L'expert judiciaire M. F. a retenu une valeur locative de 30.697 € (avant abattement) au vu d'une quinzaine de boutiques situées à Boulogne à proximité de l'emplacement occupé par la société S. Pressing, en prenant en compte les baux neufs et droits au bail, les renouvellements de baux, les fixations judiciaires. Il a également considéré, pour parvenir à cette fixation, la proximité immédiate de la station de métro Marcel S., la destination relativement large du bail et ses clauses et conditions, en relevant notamment que la commercialité du lieu n'était pas comparable à celle de l'[...].
S'agissant de l'abattement de 15% pour précarité, il est à considérer que si la procédure a permis à la société S. Pressing de poursuivre son activité, elle a duré plus de 10 années, et la société S. Pressing fait état d'un arrêté de péril à compter du 3 mars 2020 l'empêchant d'exploiter le local, ce qui n'est pas contesté par la commune, et dont il convient de tenir compte.
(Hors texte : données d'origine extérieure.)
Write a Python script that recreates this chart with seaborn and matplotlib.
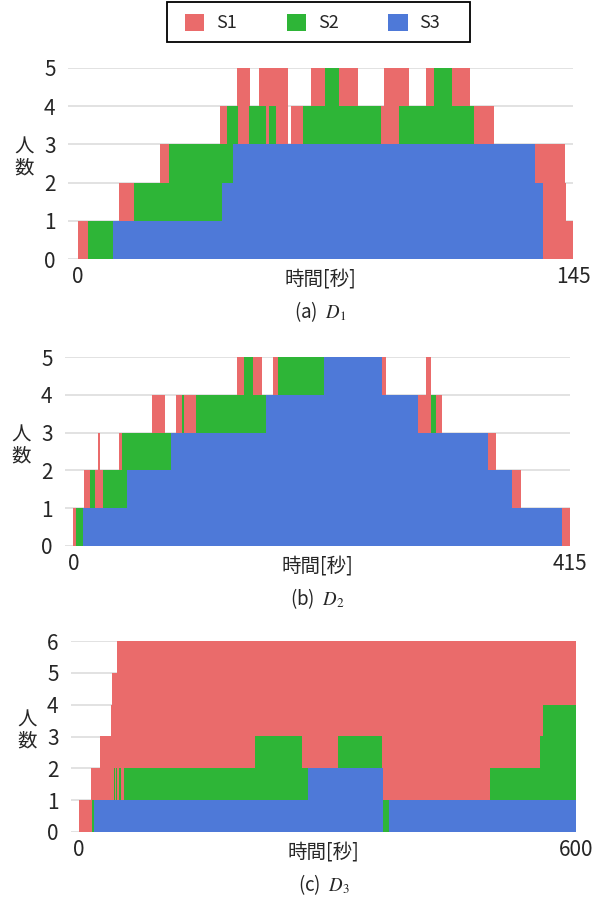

En conséquence, et alors que l'évaluation faite par l'expert judiciaire de l'indemnité d'occupation (donc après déduction de l'abattement), soit 26.092 €, est proche de celle réalisée par l'expert missionné par la société S. Pressing, le montant de l'indemnité d'occupation évalué par l'expert judiciaire et retenu par le jugement sera confirmé.
Sur les autres demandes
La condamnation de la commune de Boulogne-Billancourt au paiement des frais irrépétibles et dépens de 1ère instance sera confirmée.
Succombant au principal, elle sera condamnée au paiement des dépens d'appel, en ce compris les frais d'expertise.
Au vu de la condamnation prononcée en 1ère instance, la commune de Boulogne-Billancourt sera condamnée au paiement de la somme de 2.000 € à la société S. Pressing au titre de l'article 700 du code de procédure civile.
PAR CES MOTIFS
Statuant par arrêt contradictoire,
Déclare l'appel recevable,
Confirme le jugement, sauf s'agissant du montant de l'indemnité principale d'éviction,
statuant à nouveau,
Fixe Ie montant de I'indemnité principale à la somme de 230.000 €,
y ajoutant,
Fixe le montant des indemnités de licenciement à la somme totale de 21.931,43 €,
En conséquence, dit que la condamnation de la commune de Boulogne-Billancourt s'élève à 304.102,43 €,
Déboute les parties de leurs autres demandes,
Condamne la commune de Boulogne-Billancourt au paiement à la société S. Pressing de la somme de 2.000 € sur le fondement de l'article 700 du code de procédure civile,
La condamne aux entiers dépens, en ce compris les frais d'expertise, dont recouvrement au profit de Me Valérie A. H., avocat aux offres de droit conformément aux articles 699 et suivants du code de procédure civile.